Requirements
Begin with the first line of the material and write out each line exactly, ending with the line that contains "inner sep=0pt] (title)". Pictures are not part of the copy.

>> Begin Raw data

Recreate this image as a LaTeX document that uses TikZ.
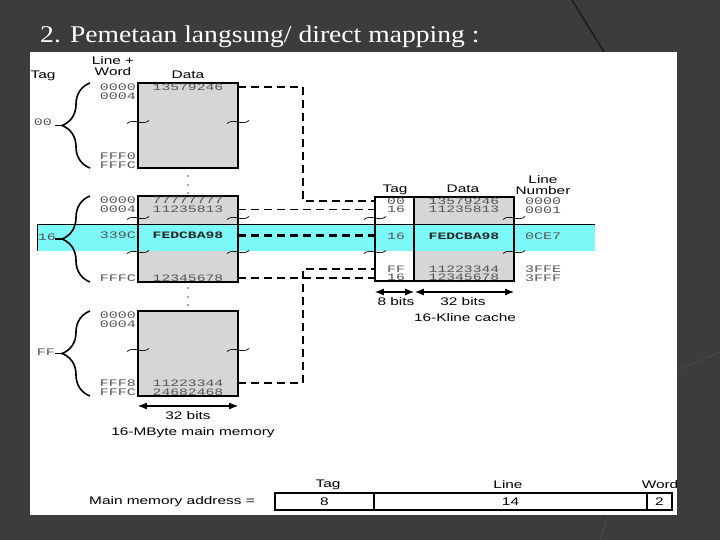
\documentclass[tikz,border=0pt]{standalone}
\usepackage{fontspec}
\usetikzlibrary{arrows.meta,decorations.pathreplacing,calc}
\newfontfamily\lsans[FakeStretch=1.4]{Liberation Sans}
\newfontfamily\lmono[FakeStretch=1.5]{Liberation Mono}
\newfontfamily\ttlfont[FakeStretch=1.15]{Liberation Serif}
\definecolor{slidebg}{RGB}{60,60,60}
\definecolor{memgray}{RGB}{214,214,214}
\definecolor{hl}{RGB}{125,248,248}
\definecolor{hexc}{RGB}{85,85,85}
\tikzset{
  lbl/.style={font=\lsans\fontsize{11}{11}\selectfont, inner sep=0pt},
  hex/.style={font=\lmono\fontsize{9.8}{10}\selectfont, text=hexc, inner sep=0pt},
  hexl/.style={font=\lmono\fontsize{10}{10}\selectfont, text=hexc, inner sep=0pt},
  hexb/.style={font=\lmono\bfseries\fontsize{9.8}{10}\selectfont, text=black!85, inner sep=0pt},
  adr/.style={hexl, anchor=east},
  blkfill/.style={fill=memgray, draw=none, inner sep=0pt},
  blk/.style={line width=1.6pt},
  brc/.style={line width=1.6pt, decorate, decoration={brace, amplitude=28pt, aspect=0.5}},
  map/.style={line width=1.7pt, dash pattern=on 8pt off 5pt},
  mapb/.style={line width=2.3pt, dash pattern=on 8pt off 5pt},
  dbl/.style={line width=1.3pt, arrows={Latex[length=9pt,width=7pt]-Latex[length=9pt,width=7pt]}},
  squig/.pic={\draw[line width=0.7pt] (-11,1.5) .. controls (-4,-4.5) and (4,4.5) .. (11,-1.5);},
  mdot/.style={circle, fill=black!70, inner sep=0pt, minimum size=1.6pt}
}
\begin{document}
\begin{tikzpicture}[x=1pt,y=-1pt]
\useasboundingbox (0,0) rectangle (720,540);
% slide background
\fill[slidebg] (0,0) rectangle (720,540);
\draw[line width=1.5pt, color={rgb,255:red,28;green,28;blue,28}] (572,0) -- (604,52);
\draw[line width=1pt, color={rgb,255:red,72;green,72;blue,72}] (677,370) -- (720,352);
\draw[line width=1pt, color={rgb,255:red,72;green,72;blue,72}] (600,540) -- (608,515);
\fill[white] (30,52) rectangle (677,515);
\node[anchor=base west, text=white, font=\ttlfont\fontsize{24}{24}\selectfont, inner sep=0pt] (title) at (40,43) {2. Pemetaan langsung/ direct mapping :};

% block fills
\node[blkfill, minimum width=100pt, minimum height=85pt] (B1) at (188,125.5) {};
\node[blkfill, minimum width=100pt, minimum height=86pt] (B2) at (188,239) {};
\node[blkfill, minimum width=100pt, minimum height=85pt] (B3) at (188,353.5) {};
\node[draw=none, fill=white, inner sep=0pt, minimum width=39pt, minimum height=84pt] (CT) at (394.5,239) {};
\node[blkfill, minimum width=100pt, minimum height=84pt] (CD) at (464,239) {};

% highlight band
\fill[hl] (37,224) rectangle (595,251);
\draw[line width=0.8pt] (37,251) -- (37,224) -- (595,224);

% block borders
\foreach \b in {B1,B2,B3,CT,CD} \draw[blk] (\b.north west) rectangle (\b.south east);

% headers
\node[lbl] (hTag) at (43,75.5) {Tag};
\node[lbl] (hLW1) at (113,61) {Line +};
\node[lbl] (hLW2) at (113,72) {Word};
\node[lbl] (hData) at (188,75) {Data};

% block 1
\node[adr] (a10) at (136,87) {0000};
\node[adr] (a11) at (136,96) {0004};
\node[adr] (a12) at (136,156) {FFF0};
\node[adr] (a13) at (136,165) {FFFC};
\node[hex] (d10) at (188,87) {13579246};
\node[hexl] (t1) at (43,122) {00};
\draw[brc] (90,168) -- (90,83);
\draw[line width=1.6pt] (55,125.5) -- (62,125.5);

% block 2
\node[adr] (a20) at (136,200.5) {0000};
\node[adr] (a21) at (136,209.5) {0004};
\node[adr] (a22) at (136,235.5) {339C};
\node[adr] (a23) at (136,278) {FFFC};
\node[hex] (d20) at (188,200.5) {77777777};
\node[hex] (d21) at (188,209.5) {11235813};
\node[hexb] (d22) at (188,235.5) {FEDCBA98};
\node[hex] (d23) at (188,278) {12345678};
\node[hexl] (t2) at (47,237) {16};
\draw[brc] (90,282) -- (90,196);
\draw[line width=1.6pt] (55,239) -- (62,239);

% block 3
\node[adr] (a30) at (136,315) {0000};
\node[adr] (a31) at (136,324) {0004};
\node[adr] (a32) at (136,383) {FFF8};
\node[adr] (a33) at (136,392) {FFFC};
\node[hex] (d32) at (188,383) {11223344};
\node[hex] (d33) at (188,392) {24682468};
\node[hexl] (t3) at (46,352) {FF};
\draw[brc] (90,396) -- (90,311);
\draw[line width=1.6pt] (55,353.5) -- (62,353.5);

% vertical dots
\foreach \y [count=\i] in {176,185,193,288,297,305} \node[mdot] (dot\i) at (188,\y) {};

% squiggles
\foreach \p in {(138,122),(238,122),(138,218),(238,218),(138,252),(238,252),(138,350),(238,350),(375,218),(375,252),(514,218),(514,252)}
  \path \p pic {squig};

% memory width
\draw[dbl] (B3.south west |- 0,406) -- (B3.south east |- 0,406);
\node[lbl] (m32) at (188,415.5) {32 bits};
\node[lbl] (mcap) at (193,433) {16-MByte main memory};

% cache headers
\node[lbl] (cTag) at (395,190) {Tag};
\node[lbl] (cData) at (463,189) {Data};
\node[lbl] (cLN1) at (543,179.5) {Line};
\node[lbl] (cLN2) at (543,191) {Number};

% cache contents
\node[hex] (ct0) at (396,201) {00};
\node[hex] (ct1) at (396,209.5) {16};
\node[hex] (ct2) at (396,236) {16};
\node[hex] (ct3) at (396,269) {FF};
\node[hex] (ct4) at (396,277.5) {16};
\node[hex] (cd0) at (464,201) {13579246};
\node[hex] (cd1) at (464,209.5) {11235813};
\node[hexb] (cd2) at (464,236) {FEDCBA98};
\node[hex] (cd3) at (464,269) {11223344};
\node[hex] (cd4) at (464,277.5) {12345678};
\node[hexl] (ln0) at (543,201) {0000};
\node[hexl] (ln1) at (543,210) {0001};
\node[hexl] (ln2) at (543,236) {0CE7};
\node[hexl] (ln3) at (543,269) {3FFE};
\node[hexl] (ln4) at (543,278) {3FFF};

% cache widths
\draw[dbl] (CT.west |- 0,292) -- (CT.east |- 0,292);
\draw[dbl] ($(CD.west |- 0,292)+(1,0)$) -- (CD.east |- 0,292);
\node[lbl] (c8) at (396,302) {8 bits};
\node[lbl] (c32) at (463,302) {32 bits};
\node[lbl] (ccap) at (465,318) {16-Kline cache};

% mapping connectors
\coordinate (k1) at (303,87);
\coordinate (k2) at (303,383);
\draw[map] (B1.east |- d10) -- (k1) |- (CT.west |- ct0);
\draw[map] (B2.east |- d21) -- (CT.west |- d21);
\draw[mapb] (B2.east |- d22) -- (CT.west |- d22);
\draw[map] (B2.east |- d23) -- (CT.west |- d23);
\draw[map] (B3.east |- d32) -- (k2) |- (CT.west |- ct3);

% main memory address
\node[lbl] (mma) at (172,501.5) {Main memory address =};
\node[draw, line width=1.2pt, inner sep=0pt, minimum width=99pt, minimum height=17pt] (fT) at (324.5,501.5) {};
\node[draw, line width=1.2pt, inner sep=0pt, minimum width=273pt, minimum height=17pt] (fL) at (510.5,501.5) {};
\node[draw, line width=1.2pt, inner sep=0pt, minimum width=25pt, minimum height=17pt] (fW) at (659.5,501.5) {};
\node[lbl] (vT) at (fT) {8};
\node[lbl] (vL) at (fL) {14};
\node[lbl] (vW) at (fW) {2};
\node[lbl] (hT) at (328,485) {Tag};
\node[lbl] (hL) at (508,485) {Line};
\node[lbl] (hW) at (660,485) {Word};
\end{tikzpicture}
\end{document}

>> End Raw data

Result
Recreate this image as a LaTeX document that uses TikZ.
\documentclass[tikz,border=0pt]{standalone}
\usepackage{fontspec}
\usetikzlibrary{arrows.meta,decorations.pathreplacing,calc}
\newfontfamily\lsans[FakeStretch=1.4]{Liberation Sans}
\newfontfamily\lmono[FakeStretch=1.5]{Liberation Mono}
\newfontfamily\ttlfont[FakeStretch=1.15]{Liberation Serif}
\definecolor{slidebg}{RGB}{60,60,60}
\definecolor{memgray}{RGB}{214,214,214}
\definecolor{hl}{RGB}{125,248,248}
\definecolor{hexc}{RGB}{85,85,85}
\tikzset{
  lbl/.style={font=\lsans\fontsize{11}{11}\selectfont, inner sep=0pt},
  hex/.style={font=\lmono\fontsize{9.8}{10}\selectfont, text=hexc, inner sep=0pt},
  hexl/.style={font=\lmono\fontsize{10}{10}\selectfont, text=hexc, inner sep=0pt},
  hexb/.style={font=\lmono\bfseries\fontsize{9.8}{10}\selectfont, text=black!85, inner sep=0pt},
  adr/.style={hexl, anchor=east},
  blkfill/.style={fill=memgray, draw=none, inner sep=0pt},
  blk/.style={line width=1.6pt},
  brc/.style={line width=1.6pt, decorate, decoration={brace, amplitude=28pt, aspect=0.5}},
  map/.style={line width=1.7pt, dash pattern=on 8pt off 5pt},
  mapb/.style={line width=2.3pt, dash pattern=on 8pt off 5pt},
  dbl/.style={line width=1.3pt, arrows={Latex[length=9pt,width=7pt]-Latex[length=9pt,width=7pt]}},
  squig/.pic={\draw[line width=0.7pt] (-11,1.5) .. controls (-4,-4.5) and (4,4.5) .. (11,-1.5);},
  mdot/.style={circle, fill=black!70, inner sep=0pt, minimum size=1.6pt}
}
\begin{document}
\begin{tikzpicture}[x=1pt,y=-1pt]
\useasboundingbox (0,0) rectangle (720,540);
% slide background
\fill[slidebg] (0,0) rectangle (720,540);
\draw[line width=1.5pt, color={rgb,255:red,28;green,28;blue,28}] (572,0) -- (604,52);
\draw[line width=1pt, color={rgb,255:red,72;green,72;blue,72}] (677,370) -- (720,352);
\draw[line width=1pt, color={rgb,255:red,72;green,72;blue,72}] (600,540) -- (608,515);
\fill[white] (30,52) rectangle (677,515);
\node[anchor=base west, text=white, font=\ttlfont\fontsize{24}{24}\selectfont, inner sep=0pt] (title) at (40,43) {2. Pemetaan langsung/ direct mapping :};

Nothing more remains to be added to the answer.